Prince Harry and Meghan Markle to have a baby next year
Kensington Palace confirmed the news on its official Twitter account today.
The message, posted over several Tweets, said: "Their Royal Highnesses The Duke and Duchess of Sussex are very pleased to announce that The Duchess of Sussex is expecting a baby in the Spring of 2019.
"Their Royal Highnesses have appreciated all of the support they have received from people around the world since their wedding in May and are delighted to be able to share this happy news with the public."
Millions watched as the royal couple wed in May this year, with a grand, star-studded ceremony at St George's Chapel, Windsor Castle.
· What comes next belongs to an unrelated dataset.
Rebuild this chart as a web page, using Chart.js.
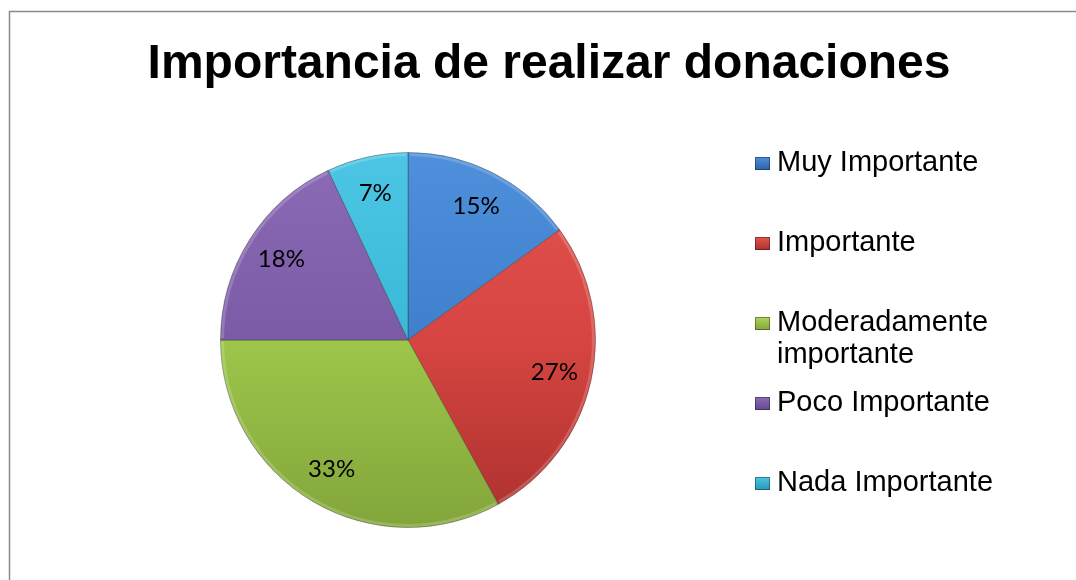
<!DOCTYPE html>
<html>
<head>
<meta charset="utf-8">
<script src="https://cdn.jsdelivr.net/npm/chart.js@4.4.1/dist/chart.umd.min.js"></script>
<style>
  html, body { margin: 0; padding: 0; background: #ffffff; }
  #wrap { position: relative; width: 1076px; height: 580px; }
</style>
</head>
<body>
<div id="wrap"><canvas id="c" width="1076" height="580"></canvas></div>
<script>
const chartTitle = 'Importancia de realizar donaciones';
const categories = ['Muy Importante', 'Importante', ['Moderadamente', 'importante'], 'Poco Importante', 'Nada Importante'];
const shares = [15, 27, 33, 18, 7];
const baseColors = ['#3F80CC', '#D64541', '#9DC64B', '#7B5BA5', '#3BB8D8'];
const lightColors = ['#4E90DC', '#E4544F', '#ACD65A', '#8B6BB6', '#4CC6E4'];
const darkColors = ['#2E62A6', '#AC302D', '#82A53A', '#654A8E', '#2A97B6'];

function sliceFill(ctx) {
  const chart = ctx.chart;
  const a = chart.chartArea;
  if (!a) return baseColors[ctx.dataIndex];
  const g = chart.ctx.createLinearGradient(0, a.top, 0, a.bottom);
  g.addColorStop(0, lightColors[ctx.dataIndex]);
  g.addColorStop(0.5, baseColors[ctx.dataIndex]);
  g.addColorStop(1, darkColors[ctx.dataIndex]);
  return g;
}

const framePlugin = {
  id: 'frame',
  beforeDraw(chart) {
    const c = chart.ctx;
    c.save();
    c.fillStyle = '#ffffff';
    c.fillRect(0, 0, chart.width, chart.height);
    c.strokeStyle = '#8a8a8a';
    c.lineWidth = 1.5;
    c.strokeRect(9.5, 11.5, chart.width + 20, chart.height + 20);
    c.restore();
  }
};

const decorPlugin = {
  id: 'decor',
  afterDatasetsDraw(chart) {
    const c = chart.ctx;
    const meta = chart.getDatasetMeta(0);
    c.save();
    meta.data.forEach((arc) => {
      const p = arc.getProps(['x', 'y', 'startAngle', 'endAngle', 'outerRadius'], true);
      c.beginPath();
      c.arc(p.x, p.y, p.outerRadius - 2, p.startAngle + 0.01, p.endAngle - 0.01);
      c.strokeStyle = 'rgba(255,255,255,0.18)';
      c.lineWidth = 3;
      c.stroke();
    });
    c.restore();
  },
  afterDraw(chart) {
    const c = chart.ctx;
    c.save();
    c.fillStyle = '#000000';
    c.font = 'bold 48px "Liberation Sans", Arial, sans-serif';
    c.textAlign = 'center';
    c.textBaseline = 'alphabetic';
    c.fillText(chartTitle, 549, 78);

    const meta = chart.getDatasetMeta(0);
    const data = chart.data.datasets[0].data;
    const total = data.reduce((s, v) => s + v, 0);
    c.font = '24px Lato, "Open Sans", sans-serif';
    c.textAlign = 'center';
    c.textBaseline = 'middle';
    meta.data.forEach((arc, i) => {
      const p = arc.getProps(['x', 'y', 'startAngle', 'endAngle', 'outerRadius'], true);
      const mid = (p.startAngle + p.endAngle) / 2;
      const r = p.outerRadius * 0.8;
      const pct = Math.round(data[i] / total * 100) + '%';
      c.fillStyle = '#000000';
      c.fillText(pct, p.x + Math.cos(mid) * r, p.y + Math.sin(mid) * r);
    });

    c.font = '29px "Liberation Sans", Arial, sans-serif';
    c.textAlign = 'left';
    c.textBaseline = 'alphabetic';
    let base = 171;
    chart.data.labels.forEach((lab, i) => {
      const lines = Array.isArray(lab) ? lab : [lab];
      const bx = 755, by = base - 14;
      const g = c.createLinearGradient(0, by, 0, by + 13);
      g.addColorStop(0, lightColors[i]);
      g.addColorStop(1, darkColors[i]);
      c.fillStyle = g;
      c.fillRect(bx, by, 15, 13);
      c.strokeStyle = 'rgba(0,0,0,0.35)';
      c.lineWidth = 1;
      c.strokeRect(bx + 0.5, by + 0.5, 14, 12);
      c.fillStyle = '#000000';
      lines.forEach((ln, k) => c.fillText(ln, 777, base + k * 32));
      base += 80;
    });
    c.restore();
  }
};

new Chart(document.getElementById('c'), {
  type: 'pie',
  data: {
    labels: categories,
    datasets: [{
      data: shares,
      backgroundColor: sliceFill,
      borderColor: 'rgba(40,40,40,0.35)',
      borderWidth: 1
    }]
  },
  options: {
    responsive: false,
    animation: false,
    layout: { padding: { left: 220, right: 480, top: 152, bottom: 52 } },
    plugins: {
      legend: { display: false },
      title: { display: false },
      tooltip: { enabled: false }
    }
  },
  plugins: [framePlugin, decorPlugin]
});
</script>
</body>
</html>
The new baby will fall seventh in line for the throne, bumping Prince Andrew, Duke of York, into eighth place.
It's unlikely that the baby will ever be monarch, having three cousins further up the line of succession - Prince George, Princess Charlotte and Prince Louis.
Due to George V's decision to limit titles within the royal family in 1917, it is unlikely that the baby will be a princess or princess.
A son would be known as Earl of Dumbarton - because a first son of a duke is allowed to use one of his father's other lesser titles as a courtesy title.
Harry was also made the Earl of Dumbarton on the morning of his wedding, as well as being given a dukedom.
A daughter would be Lady (first name) Mountbatten-Windsor.
But, this could change.
The Queen stepped in ahead of George's birth to issue a Letters Patent to ensure the Cambridges' children had fitting titles, but this royal baby is much further down the line of succession.
Meghan is planning to become a British citizen - but it is not known whether she will hold dual nationality, and at present is still a US citizen.
Harry and Meghan could apply for their child to have dual US-UK citizenship.
According to the American Embassy in the UK, a child born outside of the US and in wedlock to a US citizen parent and a non US citizen parent, may acquire US citizenship at birth if the US parent lived in America for five years - two of which were after the age of 14.